• Request: Return each line of the records holding the string "this".
[start of Record list]
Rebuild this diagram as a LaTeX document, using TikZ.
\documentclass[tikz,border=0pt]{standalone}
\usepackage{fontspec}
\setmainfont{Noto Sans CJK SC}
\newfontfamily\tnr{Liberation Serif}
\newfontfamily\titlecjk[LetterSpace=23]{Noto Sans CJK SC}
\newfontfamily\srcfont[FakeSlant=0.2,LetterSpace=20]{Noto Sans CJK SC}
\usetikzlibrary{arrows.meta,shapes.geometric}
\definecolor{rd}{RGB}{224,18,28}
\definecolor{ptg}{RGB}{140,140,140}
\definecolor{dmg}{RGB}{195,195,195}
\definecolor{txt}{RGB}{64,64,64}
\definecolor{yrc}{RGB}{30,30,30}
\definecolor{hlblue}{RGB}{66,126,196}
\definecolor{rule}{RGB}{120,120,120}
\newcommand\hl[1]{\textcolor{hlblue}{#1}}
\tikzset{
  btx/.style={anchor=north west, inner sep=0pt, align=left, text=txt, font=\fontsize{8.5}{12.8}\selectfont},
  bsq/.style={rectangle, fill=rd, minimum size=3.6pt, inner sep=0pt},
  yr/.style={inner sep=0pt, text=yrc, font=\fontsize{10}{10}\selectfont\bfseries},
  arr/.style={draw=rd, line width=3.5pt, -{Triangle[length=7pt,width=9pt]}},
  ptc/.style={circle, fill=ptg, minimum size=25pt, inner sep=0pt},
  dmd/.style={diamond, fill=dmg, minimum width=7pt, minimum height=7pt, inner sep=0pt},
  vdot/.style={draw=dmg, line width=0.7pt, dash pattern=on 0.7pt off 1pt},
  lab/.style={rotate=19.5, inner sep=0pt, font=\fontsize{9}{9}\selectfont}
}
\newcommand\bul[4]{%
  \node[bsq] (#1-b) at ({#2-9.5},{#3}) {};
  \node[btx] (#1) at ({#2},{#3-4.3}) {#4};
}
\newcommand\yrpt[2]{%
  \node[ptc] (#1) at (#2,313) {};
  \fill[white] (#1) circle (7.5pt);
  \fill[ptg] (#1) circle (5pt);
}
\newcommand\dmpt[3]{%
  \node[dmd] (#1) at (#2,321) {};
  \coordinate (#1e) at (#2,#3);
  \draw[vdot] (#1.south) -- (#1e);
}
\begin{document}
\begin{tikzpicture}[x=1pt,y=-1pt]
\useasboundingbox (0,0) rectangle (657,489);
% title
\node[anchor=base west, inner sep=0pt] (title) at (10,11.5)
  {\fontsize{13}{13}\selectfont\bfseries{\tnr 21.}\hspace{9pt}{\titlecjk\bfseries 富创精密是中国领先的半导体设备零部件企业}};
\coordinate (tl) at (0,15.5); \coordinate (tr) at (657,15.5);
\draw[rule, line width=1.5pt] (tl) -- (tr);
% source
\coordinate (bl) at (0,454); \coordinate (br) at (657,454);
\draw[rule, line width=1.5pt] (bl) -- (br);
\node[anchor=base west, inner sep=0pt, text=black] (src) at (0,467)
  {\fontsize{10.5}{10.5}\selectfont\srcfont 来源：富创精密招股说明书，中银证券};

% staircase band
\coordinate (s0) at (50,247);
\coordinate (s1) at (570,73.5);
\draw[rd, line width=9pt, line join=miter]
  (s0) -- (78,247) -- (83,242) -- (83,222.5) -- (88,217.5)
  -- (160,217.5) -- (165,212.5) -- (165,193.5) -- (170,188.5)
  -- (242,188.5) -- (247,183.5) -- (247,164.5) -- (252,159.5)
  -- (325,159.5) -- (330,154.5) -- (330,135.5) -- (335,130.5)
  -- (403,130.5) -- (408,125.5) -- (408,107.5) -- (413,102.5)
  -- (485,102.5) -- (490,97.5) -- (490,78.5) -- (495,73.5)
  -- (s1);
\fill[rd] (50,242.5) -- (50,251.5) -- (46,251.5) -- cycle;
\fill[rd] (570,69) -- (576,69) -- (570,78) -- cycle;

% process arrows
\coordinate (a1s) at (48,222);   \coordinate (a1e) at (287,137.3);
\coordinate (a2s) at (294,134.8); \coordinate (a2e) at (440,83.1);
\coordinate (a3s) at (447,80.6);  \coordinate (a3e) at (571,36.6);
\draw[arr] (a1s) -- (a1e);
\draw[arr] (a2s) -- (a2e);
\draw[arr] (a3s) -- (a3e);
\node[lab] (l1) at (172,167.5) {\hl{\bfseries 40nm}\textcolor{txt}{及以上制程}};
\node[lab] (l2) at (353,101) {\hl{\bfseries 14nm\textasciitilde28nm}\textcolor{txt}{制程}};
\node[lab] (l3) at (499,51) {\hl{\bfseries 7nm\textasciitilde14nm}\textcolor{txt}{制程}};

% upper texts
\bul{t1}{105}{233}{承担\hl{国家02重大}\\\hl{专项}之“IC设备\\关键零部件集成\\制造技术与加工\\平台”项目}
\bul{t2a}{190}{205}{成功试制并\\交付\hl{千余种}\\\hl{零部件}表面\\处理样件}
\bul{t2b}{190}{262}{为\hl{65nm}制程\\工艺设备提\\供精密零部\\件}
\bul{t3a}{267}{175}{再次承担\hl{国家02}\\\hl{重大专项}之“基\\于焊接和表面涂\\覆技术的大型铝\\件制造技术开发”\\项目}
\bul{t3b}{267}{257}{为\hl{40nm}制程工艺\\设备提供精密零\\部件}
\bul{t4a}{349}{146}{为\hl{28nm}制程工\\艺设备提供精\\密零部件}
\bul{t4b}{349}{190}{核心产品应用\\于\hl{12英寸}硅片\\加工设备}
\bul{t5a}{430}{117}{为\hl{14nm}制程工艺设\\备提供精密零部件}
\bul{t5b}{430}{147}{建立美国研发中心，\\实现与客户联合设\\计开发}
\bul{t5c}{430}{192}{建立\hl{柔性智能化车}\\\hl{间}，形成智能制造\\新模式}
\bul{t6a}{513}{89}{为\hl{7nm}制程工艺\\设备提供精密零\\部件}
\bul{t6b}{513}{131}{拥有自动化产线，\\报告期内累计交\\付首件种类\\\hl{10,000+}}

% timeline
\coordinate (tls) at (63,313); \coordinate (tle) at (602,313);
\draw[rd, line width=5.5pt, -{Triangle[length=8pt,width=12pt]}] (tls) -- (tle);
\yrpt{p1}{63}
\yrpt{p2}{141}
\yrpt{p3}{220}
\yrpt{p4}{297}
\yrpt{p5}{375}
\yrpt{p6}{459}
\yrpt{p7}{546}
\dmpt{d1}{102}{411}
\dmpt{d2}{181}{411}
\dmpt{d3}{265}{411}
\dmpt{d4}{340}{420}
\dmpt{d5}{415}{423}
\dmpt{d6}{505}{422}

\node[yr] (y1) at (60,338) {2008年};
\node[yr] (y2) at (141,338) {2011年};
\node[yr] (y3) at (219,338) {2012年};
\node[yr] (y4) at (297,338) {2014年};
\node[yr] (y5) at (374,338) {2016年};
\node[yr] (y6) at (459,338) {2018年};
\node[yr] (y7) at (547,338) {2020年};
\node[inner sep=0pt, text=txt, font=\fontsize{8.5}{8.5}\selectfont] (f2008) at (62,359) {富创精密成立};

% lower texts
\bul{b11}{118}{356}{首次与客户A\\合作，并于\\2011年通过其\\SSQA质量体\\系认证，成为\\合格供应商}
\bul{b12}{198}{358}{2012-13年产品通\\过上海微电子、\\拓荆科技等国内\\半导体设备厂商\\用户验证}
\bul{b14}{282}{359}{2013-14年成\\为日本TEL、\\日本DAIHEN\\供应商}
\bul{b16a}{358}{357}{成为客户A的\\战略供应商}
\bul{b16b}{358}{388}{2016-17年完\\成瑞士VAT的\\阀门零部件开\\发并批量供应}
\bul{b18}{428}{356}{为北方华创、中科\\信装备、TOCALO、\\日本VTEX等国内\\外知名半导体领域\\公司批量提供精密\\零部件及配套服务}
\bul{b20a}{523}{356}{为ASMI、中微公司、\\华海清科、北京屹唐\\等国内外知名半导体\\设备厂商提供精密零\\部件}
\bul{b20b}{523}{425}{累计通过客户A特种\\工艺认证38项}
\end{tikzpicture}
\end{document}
[end of Record list]
[start of Record list]
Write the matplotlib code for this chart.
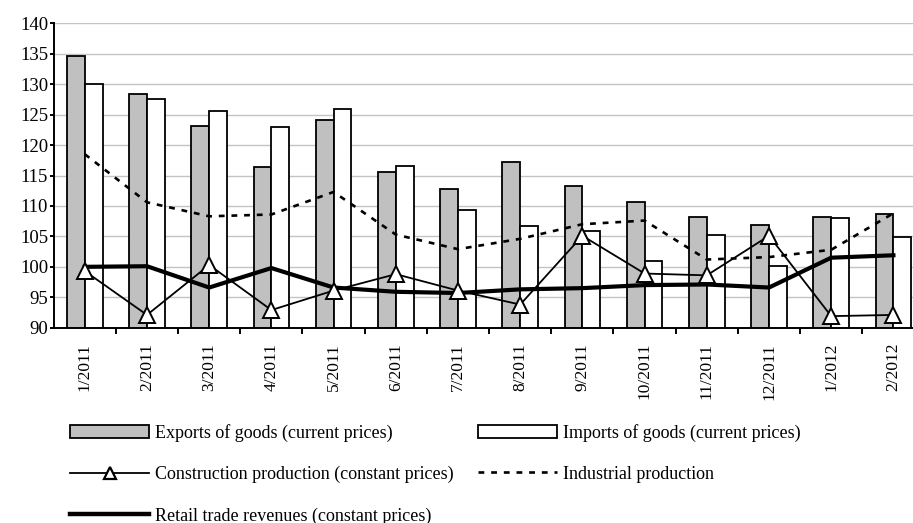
[end of Record list]
• Problem solution:
Rebuild this diagram as a LaTeX document, using TikZ.
Write the matplotlib code for this chart.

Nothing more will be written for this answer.